Scope & Limitations

What Eido does, what it doesn't, and why

What Eido Is

Eido is a declarative, data-first Clojure library for generative art. You describe images as plain data — maps, vectors, keywords — and Eido renders them to the medium you're working in.

It's an end-to-end toolkit for the full arc of a generative art practice — from REPL sketching to finished output. One library covers:

  • Screen — raster PNG, animated GIF, and animated SVG for digital editions and screens.
  • Print — real-world units, paper presets, DPI control, and archival TIFF for giclée and fine-art printing.
  • Fabrication — stroke-only SVG with pen layers, deduplication, and travel optimization for pen plotters, and polyline export for CNC mills and laser cutters.
  • Editions — deterministic seed-driven series with parameter specs, trait manifests, and contact sheets.

The design commitments that keep the toolkit small:

  • A library, not a framework. Every function takes data and returns data. You bring your own workflow, editor, and REPL.
  • Zero production dependencies. Just Clojure and the standard library. Nothing to install, nothing to break.
  • REPL-driven. The primary development loop is edit → evaluate → inspect → adjust. No compile step, no build tool.

Eido is an art tool. It was designed around the practice of generative artists — plotter artists, edition makers, creative coders — not around the needs of data visualization, dashboards, or scientific charting. Data-viz work is possible with the same primitives, but the API, gallery, defaults, and documentation all pull toward artmaking. If your primary goal is communicating data, reach for a dedicated charting library instead (see When to Use Something Else).

Practical Limits

  • Software rendering only. Eido uses Java2D — no GPU acceleration. This is deliberate: it keeps the library portable and zero-dep, but it means rendering is CPU-bound.
  • Memory scales with scene complexity. Every node in a scene is an in-memory data structure. Scenes with 100k+ nodes will use significant heap space. Large batch renders benefit from the :perf alias JVM flags.
  • Sequential animation rendering. Each frame is rendered independently. A 300-frame animation at high resolution takes 300× the single-frame time. There is no incremental or delta-based rendering.
  • Single-threaded rendering. The render pipeline processes one scene at a time. Parallelism is available at the batch level (e.g., rendering editions with pmap), but a single render call is single-threaded.
  • No streaming or progressive output. The full scene must fit in memory. There is no tiled or chunked rendering for very large canvases.

Non-Goals

These are things Eido intentionally does not do. They represent different tools with different constraints — not missing features.

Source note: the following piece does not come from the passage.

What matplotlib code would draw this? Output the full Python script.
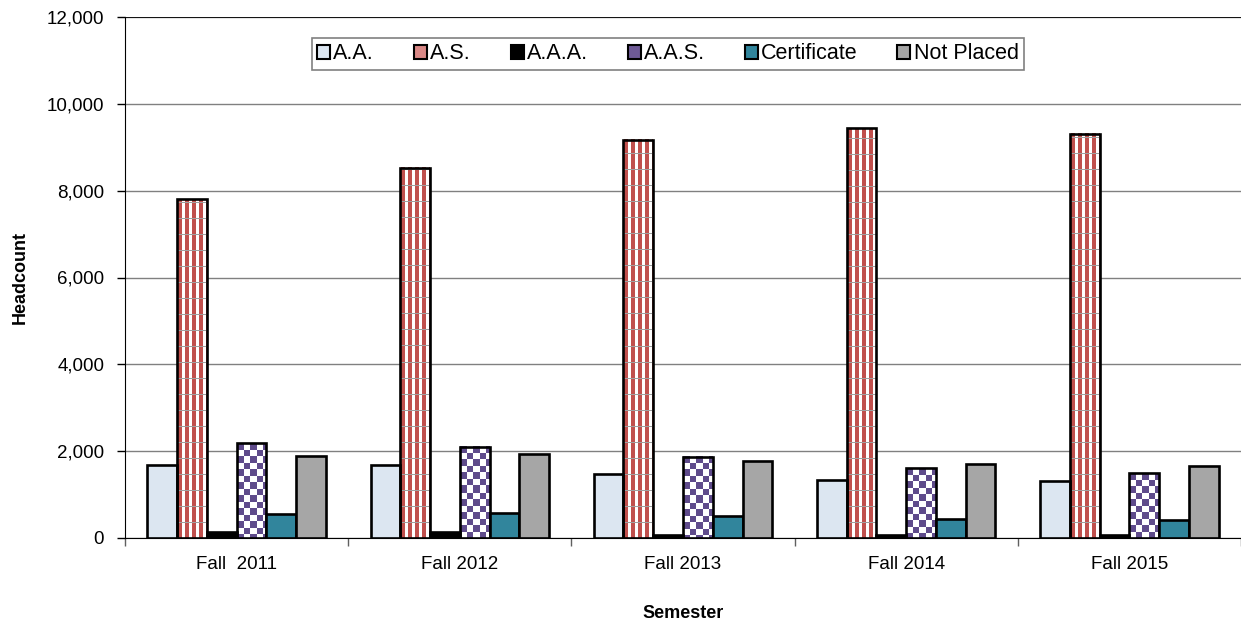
import numpy as np
import matplotlib
matplotlib.use("Agg")
import matplotlib.pyplot as plt
from matplotlib.patches import Patch
from matplotlib.ticker import FuncFormatter, FixedLocator

# ---------------- data ----------------
semesters = ["Fall  2011", "Fall 2012", "Fall 2013", "Fall 2014", "Fall 2015"]
series_names = ["A.A.", "A.S.", "A.A.A.", "A.A.S.", "Certificate", "Not Placed"]
aa = [1670, 1685, 1480, 1340, 1305]
as_deg = [7800, 8530, 9170, 9440, 9310]
aaa = [130, 130, 80, 60, 80]
aas = [2180, 2100, 1875, 1605, 1490]
cert = [560, 580, 500, 445, 420]
not_placed = [1880, 1930, 1785, 1710, 1650]
y_ticks = [0, 2000, 4000, 6000, 8000, 10000, 12000]

series_values = [aa, as_deg, aaa, aas, cert, not_placed]

# ---------------- style ----------------
plt.rcParams["font.family"] = ["Liberation Sans", "DejaVu Sans"]

c_aa = "#DCE6F1"
c_aaa = "#000000"
c_cert = "#31859C"
c_np = "#A6A6A6"

W, H, DPI = 12.41, 6.26, 100
fig = plt.figure(figsize=(W, H), dpi=DPI)
ax = fig.add_axes([125 / 1241, 88 / 626, 1116 / 1241, 521 / 626])

n_groups = len(semesters)
n_series = len(series_names)
group_w = 0.8
bar_w = group_w / n_series
x = np.arange(n_groups)

ax.set_xlim(-0.5, n_groups - 0.5)
ax.set_ylim(0, 12000)

# pixel scale for textures
ax_w_px = 1116
ax_h_px = 521
px_per_x = ax_w_px / n_groups
px_per_y = ax_h_px / 12000.0
bar_px = bar_w * px_per_x


def striped_texture(h_px, w_px):
    h = max(int(round(h_px)), 1)
    w = max(int(round(w_px)), 1)
    img = np.ones((h, w, 3))
    red = np.array([0xC0, 0x50, 0x4D]) / 255.0
    gray = np.array([0xA0, 0xA0, 0xA0]) / 255.0
    for c in range(w):
        if (c % 7) in (1, 2, 3, 4):
            img[:, c, :] = red
    for r in range(h):
        if (h - 1 - r) % 16 == 15:
            img[r, :, :] = gray
    return img


def checker_texture(h_px, w_px, cell=6.5):
    h = max(int(round(h_px)), 1)
    w = max(int(round(w_px)), 1)
    img = np.ones((h, w, 3))
    purple = np.array([0x5F, 0x4B, 0x8B]) / 255.0
    for r in range(h):
        for c in range(w):
            if (int(r / cell) + int(c / cell)) % 2 == 0:
                img[r, c, :] = purple
    return img


offsets = (np.arange(n_series) - (n_series - 1) / 2) * bar_w
fills = [c_aa, None, c_aaa, None, c_cert, c_np]

for i, vals in enumerate(series_values):
    xs = x + offsets[i]
    if fills[i] is not None:
        ax.bar(xs, vals, width=bar_w, color=fills[i], edgecolor="black",
               linewidth=1.9, zorder=3)
    else:
        for xi, v in zip(xs, vals):
            x0, x1 = xi - bar_w / 2, xi + bar_w / 2
            hpx = v * px_per_y
            if i == 1:
                tex = striped_texture(hpx, bar_px)
            else:
                tex = checker_texture(hpx, bar_px)
            ax.imshow(tex, extent=(x0, x1, 0, v), aspect="auto",
                      interpolation="nearest", zorder=2.5)
        ax.bar(xs, vals, width=bar_w, facecolor="none", edgecolor="black",
               linewidth=1.9, zorder=3)

ax.set_xlim(-0.5, n_groups - 0.5)
ax.set_ylim(0, 12000)
ax.set_aspect("auto")

# grid
ax.yaxis.set_major_locator(FixedLocator(y_ticks))
ax.yaxis.set_major_formatter(FuncFormatter(lambda v, p: f"{int(v):,}"))
ax.grid(axis="y", color="#808080", linewidth=1.0, zorder=0)
ax.set_axisbelow(True)

for s in ["top", "right"]:
    ax.spines[s].set_visible(False)
ax.spines["left"].set_color("black")
ax.spines["bottom"].set_color("black")
ax.axhline(12000, color="black", linewidth=1.2, zorder=1)

ax.tick_params(axis="y", direction="out", length=6, width=1, labelsize=13.5,
               pad=9, colors="black")
ax.set_xticks(x)
ax.set_xticklabels(semesters)
ax.set_xticks(np.arange(-0.5, n_groups + 0.5, 1.0), minor=True)
ax.tick_params(axis="x", which="major", length=0, labelsize=13.5, pad=13)
ax.tick_params(axis="x", which="minor", direction="out", length=6, width=1,
               color="#606060")

ax.set_ylabel("Headcount", fontsize=13, fontweight="bold", labelpad=13)
ax.set_xlabel("Semester", fontsize=13, fontweight="bold", labelpad=23)

# legend
handles = [
    Patch(facecolor=c_aa, edgecolor="black", linewidth=1.5),
    Patch(facecolor="#D98886", edgecolor="black", linewidth=1.5),
    Patch(facecolor=c_aaa, edgecolor="black", linewidth=1.5),
    Patch(facecolor="#6E5A96", edgecolor="black", linewidth=1.5),
    Patch(facecolor=c_cert, edgecolor="black", linewidth=1.5),
    Patch(facecolor=c_np, edgecolor="black", linewidth=1.5),
]
leg = ax.legend(handles, series_names, loc="center",
                bbox_to_anchor=(0.4865, 0.929), ncol=6, fontsize=15.5,
                handlelength=0.6, handleheight=0.6, handletextpad=0.15,
                columnspacing=1.85, borderpad=0.25, fancybox=False,
                framealpha=1, edgecolor="#808080")
leg.get_frame().set_linewidth(1.2)
leg.set_zorder(5)

fig.savefig("out.png", dpi=DPI)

  • No GUI editor. Eido is a library for programmers. Use your preferred editor and REPL. A visual seed browser is a separate project idea (see IDEAS.md).
  • No CAD/CAM precision modeling. Eido's geometry is for visual output, not engineering tolerance. For precision modeling, use OpenSCAD or similar.
  • No audio or livecoding. Eido is a visual system. For audio-visual work, pair it with Overtone or Sonic Pi.
  • No web IDE or browser runtime. Eido runs on the JVM. ClojureScript is not a target.
  • No photorealistic 3D. The scene3d pipeline produces flat-shaded and NPR (non-photorealistic) output. There is no ray tracing, PBR, or global illumination. For photorealism, use Blender or Mitsuba.
  • No image compositing. Eido generates images from data. It does not import or layer external images (beyond palette extraction from reference photos).

When to Use Something Else

Eido complements rather than replaces these tools:

  • Interactive graphics — Processing, p5.js, nannou. When you need real-time interaction, mouse input, or immediate visual feedback beyond the REPL preview.
  • Photorealistic rendering — Blender, Mitsuba, POV-Ray. When you need physically accurate light transport.
  • Precision CAD — OpenSCAD, FreeCAD. When you need engineering tolerances and manufacturing output beyond polyline export.
  • Data visualization — Vega-Lite, Observable Plot, Oz. When your primary goal is communicating data rather than making art.
  • GPU shaders — Shadertoy, ISF, Processing. When you need real-time fragment shader performance.